Rusland ontkent Polen met raketten te hebben getroffen
Rusland ontkent Polen met raketten te hebben getroffen
Rusland heeft geen aanvallen uitgevoerd op doelen in de buurt van de Pools-Oekraïense grens, zei het ministerie van Defensie in Moskou dinsdag, na berichten over een raket die het dorp Przewodow insloeg en twee burgers doodde.
Sommige westerse media en politici hebben beweerd dat Rusland verantwoordelijk is voor het incident. Er is echter geen bewijs geleverd om dergelijke beweringen te staven.
Raketfragmenten, waarvan foto’s door Poolse media ter plaatse werden gepubliceerd, “hebben niets te maken met Russische wapens”, zei het Russische ministerie van Defensie.
Verklaringen van de Poolse media en ambtenaren over de vermeende ‘Russische’ raketten die in het gebied van het dorp Przewodow vallen, zijn “een opzettelijke provocatie om de situatie te laten escaleren”, voegde het Russische leger eraan toe.

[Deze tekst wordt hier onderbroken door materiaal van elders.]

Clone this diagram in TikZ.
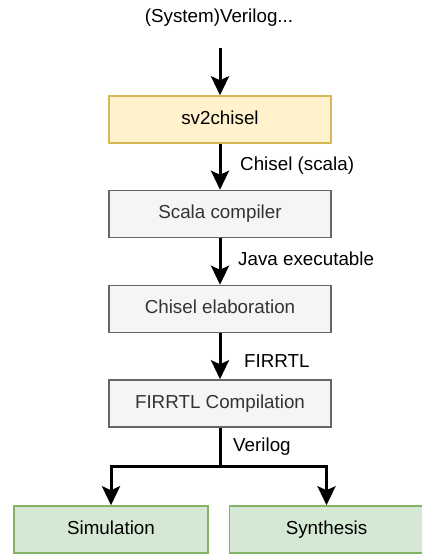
\documentclass[tikz,border=0pt]{standalone}
\usepackage{fontspec}
\setmainfont{Liberation Sans}
\usetikzlibrary{arrows.meta}
\definecolor{yfill}{HTML}{FFF2CC}\definecolor{ydraw}{HTML}{D6B656}
\definecolor{gfill}{HTML}{F5F5F5}\definecolor{gdraw}{HTML}{666666}
\definecolor{nfill}{HTML}{D5E8D4}\definecolor{ndraw}{HTML}{82B366}
\definecolor{gtext}{HTML}{333333}
\tikzset{
  box/.style={rectangle, minimum width=222pt, minimum height=47pt, line width=1.5pt, inner sep=0pt, text height=13.5pt, text depth=4pt, font=\fontsize{18.8}{22}\selectfont},
  ybox/.style={box, fill=yfill, draw=ydraw},
  gbox/.style={box, fill=gfill, draw=gdraw, text=gtext},
  nbox/.style={box, fill=nfill, draw=ndraw, minimum width=194pt},
  lbl/.style={anchor=west, inner sep=0pt, font=\fontsize{18.8}{22}\selectfont},
  conn/.style={line width=3pt, -{Stealth[length=19pt,width=18pt,inset=4pt]}},
  seg/.style={line width=3pt},
}
\begin{document}
\begin{tikzpicture}[x=1pt,y=-1pt]
\useasboundingbox (0,0) rectangle (422,554);
\node[inner sep=0pt, font=\fontsize{18.8}{22}\selectfont] (src) at (219,18) {(System)Verilog...};
\coordinate (s0) at (220,48);
\node[ybox] (sv) at (220,119.5) {sv2chisel};
\node[gbox] (sc) at (220,214) {Scala compiler};
\node[gbox] (ce) at (220,309) {Chisel elaboration};
\node[gbox] (fc) at (220,403.5) {FIRRTL Compilation};
\node[nbox] (sim) at (111,529.5) {Simulation};
\node[nbox] (syn) at (326.5,529.5) {Synthesis};
\draw[conn] (s0) -- (sv.north);
\draw[conn] (sv.south) -- (sc.north);
\draw[conn] (sc.south) -- (ce.north);
\draw[conn] (ce.south) -- (fc.north);
\coordinate (j) at (220,466);
\draw[seg] (fc.south) -- (j);
\draw[conn] (j) -| (sim.north);
\draw[conn] (j) -| (syn.north);
\node[lbl] (l1) at (240,166) {Chisel (scala)};
\node[lbl] (l2) at (238,259) {Java executable};
\node[lbl] (l3) at (244,361) {FIRRTL};
\node[lbl] (l4) at (233,447) {Verilog};
\end{tikzpicture}
\end{document}
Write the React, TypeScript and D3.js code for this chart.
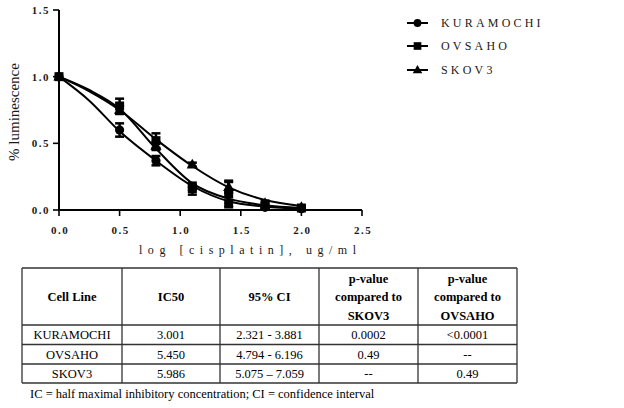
import React from "react";
import * as d3 from "d3";

const doses = [0, 0.5, 0.8, 1.1, 1.4, 1.7, 2.0];
const kuramochi = [1.0, 0.6, 0.37, 0.17, 0.05, 0.02, 0.01];
const kuramochiErr = [0, 0.05, 0.035, 0.02, 0.02, 0.01, 0.01];
const ovsaho = [1.0, 0.78, 0.52, 0.16, 0.12, 0.03, 0.015];
const ovsahoErr = [0, 0.055, 0.055, 0.045, 0.1, 0.02, 0.01];
const skov3 = [1.0, 0.75, 0.48, 0.34, 0.17, 0.05, 0.02];
const skov3Err = [0, 0.03, 0.03, 0.015, 0.04, 0.02, 0.01];

const fitDoses = [0, 0.25, 0.5, 0.8, 1.1, 1.4, 1.7, 2.0];
const kuramochiFit = [1.0, 0.82, 0.59, 0.37, 0.18, 0.065, 0.025, 0.01];
const ovsahoFit = [1.0, 0.9, 0.76, 0.46, 0.2, 0.085, 0.035, 0.015];
const skov3Fit = [1.0, 0.89, 0.75, 0.53, 0.33, 0.17, 0.075, 0.03];

const seriesNames = ["KURAMOCHI", "OVSAHO", "SKOV3"];
const markerTypes = ["circle", "square", "triangle"];

const xTicks = [0, 0.5, 1.0, 1.5, 2.0, 2.5];
const yTicks = [0, 0.5, 1.0, 1.5];

const tableHeaders = [["Cell Line"], ["IC50"], ["95% CI"], ["p-value", "compared to", "SKOV3"], ["p-value", "compared to", "OVSAHO"]];
const tableCellLines = ["KURAMOCHI", "OVSAHO", "SKOV3"];
const tableIC50 = ["3.001", "5.450", "5.986"];
const tableCI = ["2.321 - 3.881", "4.794 - 6.196", "5.075 \u2013 7.059"];
const tablePSkov3 = ["0.0002", "0.49", "--"];
const tablePOvsaho = ["<0.0001", "--", "0.49"];
const footnote = "IC = half maximal inhibitory concentration; CI = confidence interval";

const x = d3.scaleLinear().domain([0, 2.5]).range([59, 362]);
const y = d3.scaleLinear().domain([0, 1.5]).range([210, 10]);

const series = [
  { name: seriesNames[0], marker: markerTypes[0], vals: kuramochi, err: kuramochiErr, fit: kuramochiFit },
  { name: seriesNames[1], marker: markerTypes[1], vals: ovsaho, err: ovsahoErr, fit: ovsahoFit },
  { name: seriesNames[2], marker: markerTypes[2], vals: skov3, err: skov3Err, fit: skov3Fit },
];

function Marker({ type, cx, cy, s = 1 }: { type: string; cx: number; cy: number; s?: number }) {
  if (type === "circle") return <circle cx={cx} cy={cy} r={4.6 * s} fill="#000" />;
  if (type === "square") return <rect x={cx - 4.5 * s} y={cy - 4.5 * s} width={9 * s} height={9 * s} fill="#000" />;
  const sym = d3.symbol().type(d3.symbolTriangle).size(55 * s * s)();
  return <path d={sym || ""} transform={`translate(${cx},${cy + 0.5})`} fill="#000" />;
}

export default function App() {
  const line = d3
    .line<number>()
    .x((_, i) => x(fitDoses[i]))
    .y((d) => y(d))
    .curve(d3.curveMonotoneX);

  const colX = [22, 122, 220, 319, 418, 517];
  const rowY = [268, 325, 344.5, 364, 383];
  const tableCols = [tableCellLines, tableIC50, tableCI, tablePSkov3, tablePOvsaho];
  const serif = "'Liberation Serif', 'Times New Roman', serif";

  return (
    <div style={{ position: "absolute", left: 0, top: 0 }}>
      <svg width={624} height={408} style={{ display: "block", background: "#fff" }} fontFamily={serif}>
        {/* axes */}
        <line x1={59} x2={59} y1={y(1.5)} y2={y(0)} stroke="#000" strokeWidth={2} />
        <line x1={59} x2={x(2.5)} y1={210} y2={210} stroke="#000" strokeWidth={2} />
        {yTicks.map((t) => (
          <g key={"y" + t}>
            <line x1={53} x2={59} y1={y(t)} y2={y(t)} stroke="#000" strokeWidth={1.6} />
            <text x={50} y={y(t) + 4} textAnchor="end" fontSize={11} fontWeight="bold" letterSpacing={1.5} fill="#1a1a1a">
              {t.toFixed(1)}
            </text>
          </g>
        ))}
        {xTicks.map((t) => (
          <g key={"x" + t}>
            <line x1={x(t)} x2={x(t)} y1={210} y2={216} stroke="#000" strokeWidth={1.6} />
            <text x={x(t) + 1} y={234} textAnchor="middle" fontSize={11} fontWeight="bold" letterSpacing={1.5} fill="#1a1a1a">
              {t.toFixed(1)}
            </text>
          </g>
        ))}
        <text x={139} y={254} fontSize={12} textLength={217} lengthAdjust="spacing" fill="#1a1a1a">
          log [cisplatin], ug/ml
        </text>
        <text transform="translate(19,112) rotate(-90)" textAnchor="middle" fontSize={15} fill="#1a1a1a">
          % luminescence
        </text>

        {/* fitted curves */}
        {series.map((s) => (
          <path key={"f" + s.name} d={line(s.fit) || ""} fill="none" stroke="#000" strokeWidth={2} />
        ))}

        {/* error bars and markers */}
        {series.map((s) =>
          s.vals.map((v, i) => {
            const cx = x(doses[i]);
            const e = s.err[i];
            return (
              <g key={s.name + i}>
                {e > 0 && (
                  <>
                    <line x1={cx} x2={cx} y1={y(v + e)} y2={y(v - e)} stroke="#000" strokeWidth={2.5} />
                    <line x1={cx - 4.5} x2={cx + 4.5} y1={y(v + e)} y2={y(v + e)} stroke="#000" strokeWidth={2.5} />
                    <line x1={cx - 4.5} x2={cx + 4.5} y1={y(v - e)} y2={y(v - e)} stroke="#000" strokeWidth={2.5} />
                  </>
                )}
                <Marker type={s.marker} cx={cx} cy={y(v)} />
              </g>
            );
          })
        )}

        {/* legend */}
        {series.map((s, i) => {
          const ly = [23, 46, 70][i];
          return (
            <g key={"l" + s.name}>
              <line x1={407} x2={428} y1={ly} y2={ly} stroke="#000" strokeWidth={2} />
              <Marker type={s.marker} cx={417.5} cy={ly} s={0.85} />
              <text x={441} y={ly + 4} fontSize={12} letterSpacing={3.2} fill="#1a1a1a">
                {s.name}
              </text>
            </g>
          );
        })}

        {/* table */}
        <g stroke="#333" strokeWidth={1.3}>
          {rowY.map((ry) => (
            <line key={"r" + ry} x1={colX[0]} x2={colX[5]} y1={ry} y2={ry} />
          ))}
          {colX.map((cx) => (
            <line key={"c" + cx} x1={cx} x2={cx} y1={rowY[0]} y2={rowY[4]} />
          ))}
        </g>
        {tableHeaders.map((lines, ci) => {
          const cx = (colX[ci] + colX[ci + 1]) / 2;
          const center = (rowY[0] + rowY[1]) / 2;
          const lh = 18.5;
          const start = center - ((lines.length - 1) * lh) / 2;
          return lines.map((t, li) => (
            <text key={"h" + ci + li} x={cx} y={start + li * lh + 4.5} textAnchor="middle" fontSize={12.5} fontWeight="bold" fill="#000">
              {t}
            </text>
          ));
        })}
        {tableCols.map((col, ci) =>
          col.map((t, ri) => (
            <text
              key={"b" + ci + ri}
              x={(colX[ci] + colX[ci + 1]) / 2}
              y={(rowY[ri + 1] + rowY[ri + 2]) / 2 + 4.5}
              textAnchor="middle"
              fontSize={12.5}
              fill="#000"
            >
              {t}
            </text>
          ))
        )}
        <text x={30} y={397.5} fontSize={12.5} fill="#000">
          {footnote}
        </text>
      </svg>
    </div>
  );
}
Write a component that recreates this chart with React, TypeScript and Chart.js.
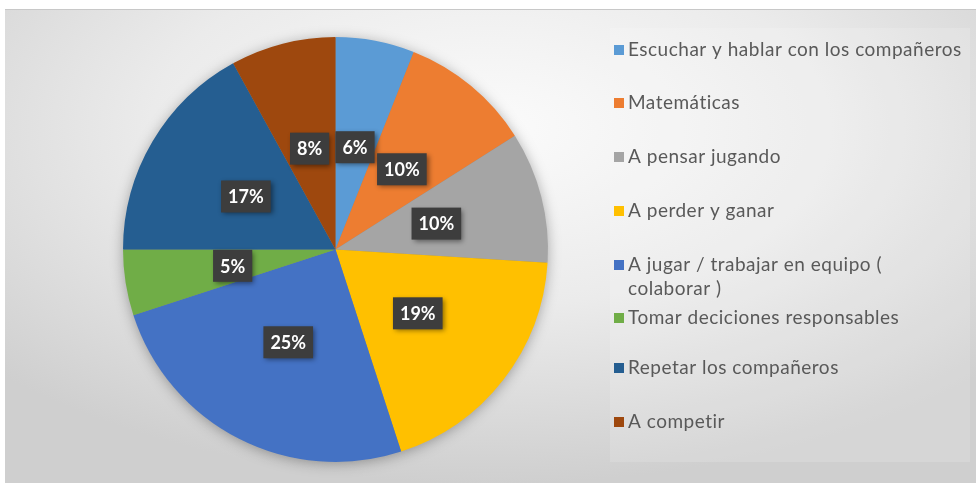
import React, { useEffect, useRef } from "react";
import { Chart, registerables } from "chart.js";

Chart.register(...registerables);

const categories: string[][] = [
  ["Escuchar y hablar con los compañeros"],
  ["Matemáticas"],
  ["A pensar jugando"],
  ["A perder y ganar"],
  ["A jugar / trabajar en equipo (", "colaborar )"],
  ["Tomar deciciones responsables"],
  ["Repetar los compañeros"],
  ["A competir"],
];
const values: number[] = [6, 10, 10, 19, 25, 5, 17, 8];
const colors: string[] = ["#5B9BD5", "#ED7D31", "#A5A5A5", "#FFC000", "#4472C4", "#70AD47", "#255E91", "#9E480E"];

const FONT = "Lato, 'Open Sans', sans-serif";

const pieShadow = {
  id: "pieShadow",
  beforeDatasetsDraw(chart: any) {
    const meta = chart.getDatasetMeta(0);
    const arc = meta.data[0];
    if (!arc) return;
    const { x, y, outerRadius } = arc.getProps(["x", "y", "outerRadius"], true);
    const ctx = chart.ctx;
    ctx.save();
    ctx.shadowColor = "rgba(0,0,0,0.35)";
    ctx.shadowBlur = 14;
    ctx.shadowOffsetY = 2;
    ctx.beginPath();
    ctx.arc(x, y, outerRadius - 1, 0, Math.PI * 2);
    ctx.fillStyle = "#888";
    ctx.fill();
    ctx.restore();
  },
};

const dataLabels = {
  id: "dataLabels",
  afterDatasetsDraw(chart: any) {
    const ctx = chart.ctx;
    const meta = chart.getDatasetMeta(0);
    const data = chart.data.datasets[0].data as number[];
    const total = data.reduce((a, b) => a + b, 0);
    ctx.save();
    ctx.font = `bold 18px ${FONT}`;
    ctx.textAlign = "center";
    ctx.textBaseline = "middle";
    meta.data.forEach((arc: any, i: number) => {
      const { x, y, startAngle, endAngle, outerRadius } = arc.getProps(
        ["x", "y", "startAngle", "endAngle", "outerRadius"],
        true
      );
      const mid = (startAngle + endAngle) / 2;
      const r = outerRadius * 0.49;
      const cx = x + Math.cos(mid) * r;
      const cy = y + Math.sin(mid) * r;
      const text = Math.round((data[i] / total) * 100) + "%";
      const w = ctx.measureText(text).width + 14;
      const h = 32;
      ctx.save();
      ctx.shadowColor = "rgba(0,0,0,0.45)";
      ctx.shadowBlur = 5;
      ctx.shadowOffsetX = 2;
      ctx.shadowOffsetY = 2;
      ctx.fillStyle = "#3d3d3d";
      ctx.fillRect(cx - w / 2, cy - h / 2, w, h);
      ctx.restore();
      ctx.fillStyle = "#ffffff";
      ctx.fillText(text, cx, cy + 1);
    });
    ctx.restore();
  },
};

const legendRows: number[] = [50, 103, 157, 211, 265, 318, 368, 422];

const sideLegend = {
  id: "sideLegend",
  afterDraw(chart: any) {
    const ctx = chart.ctx;
    const labels = chart.data.labels as string[][];
    const bg = chart.data.datasets[0].backgroundColor as string[];
    ctx.save();
    ctx.font = `19px ${FONT}`;
    (ctx as any).letterSpacing = "0.5px";
    ctx.textBaseline = "middle";
    ctx.textAlign = "left";
    labels.forEach((lines, i) => {
      const y = legendRows[i];
      ctx.fillStyle = bg[i];
      ctx.fillRect(614, y - 5, 10, 10);
      ctx.fillStyle = "#595959";
      lines.forEach((ln, j) => {
        ctx.fillText(ln, 628, y + j * 24);
      });
    });
    ctx.restore();
  },
};

export default function App() {
  const ref = useRef<HTMLCanvasElement | null>(null);
  useEffect(() => {
    if (!ref.current) return;
    const chart = new Chart(ref.current, {
      type: "pie",
      data: {
        labels: categories,
        datasets: [
          {
            data: values,
            backgroundColor: colors,
            borderWidth: 0,
          },
        ],
      },
      options: {
        animation: false,
        responsive: false,
        maintainAspectRatio: false,
        layout: { padding: { left: 123, right: 428, top: 37, bottom: 21 } },
        plugins: {
          legend: { display: false },
          tooltip: { enabled: false },
          title: { display: false },
        },
      },
      plugins: [pieShadow, dataLabels, sideLegend],
    });
    return () => chart.destroy();
  }, []);

  return (
    <div style={{ position: "fixed", left: 0, top: 0, width: 976, height: 483, background: "#ffffff", overflow: "hidden" }}>
      <div
        style={{
          position: "absolute",
          left: 5,
          top: 9,
          width: 971,
          height: 474,
          background: "radial-gradient(ellipse 70% 75% at 50% 25%, #fbfbfb 0%, #ebebeb 50%, #cfcfcf 100%)",
          borderTop: "1px solid #c8c8c8",
        }}
      />
      <div
        style={{
          position: "absolute",
          left: 610,
          top: 28,
          width: 360,
          height: 434,
          background: "rgba(255,255,255,0.15)",
        }}
      />
      <canvas ref={ref} width={976} height={483} style={{ position: "absolute", left: 0, top: 0, width: 976, height: 483 }} />
    </div>
  );
}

Polen belegde dinsdagavond een spoedvergadering van zijn nationale veiligheidsraad, na berichten dat ten minste twee burgers zijn omgekomen toen een of meer raketten het dorp in de regio Lublin, net over de grens met Oekraïne, troffen.
Terwijl de AP meldde dat Russische raketten Polen waren binnengekomen, daarbij verwijzend naar een niet bij naam genoemde “hoge Amerikaanse inlichtingenfunctionaris”, weigerde het Pentagon de bewering te bevestigen.
“Ik kan u vertellen dat we op dit moment geen informatie hebben om die rapporten te bevestigen en dit verder onderzoeken”, vertelde luchtmachtbrigadegeneraal Patrick Ryder aan verslaggevers toen hem werd gevraagd naar het Przewodow-incident.
De Poolse regeringswoordvoerder Piotr Mueller riep de media en het publiek op “geen onbevestigde informatie te publiceren”.
Ambtenaren van de Baltische staten gaven Rusland de schuld en beweerden dat Polen als vergelding een beroep zou moeten doen op Artikel 5 van de NAVO. Ondertussen beschuldigde de Oekraïense president Vladimir Zelensky Rusland van “terrorisme” en zei hij dat de NAVO moest “optreden” tegen deze “aanval op de collectieve veiligheid”.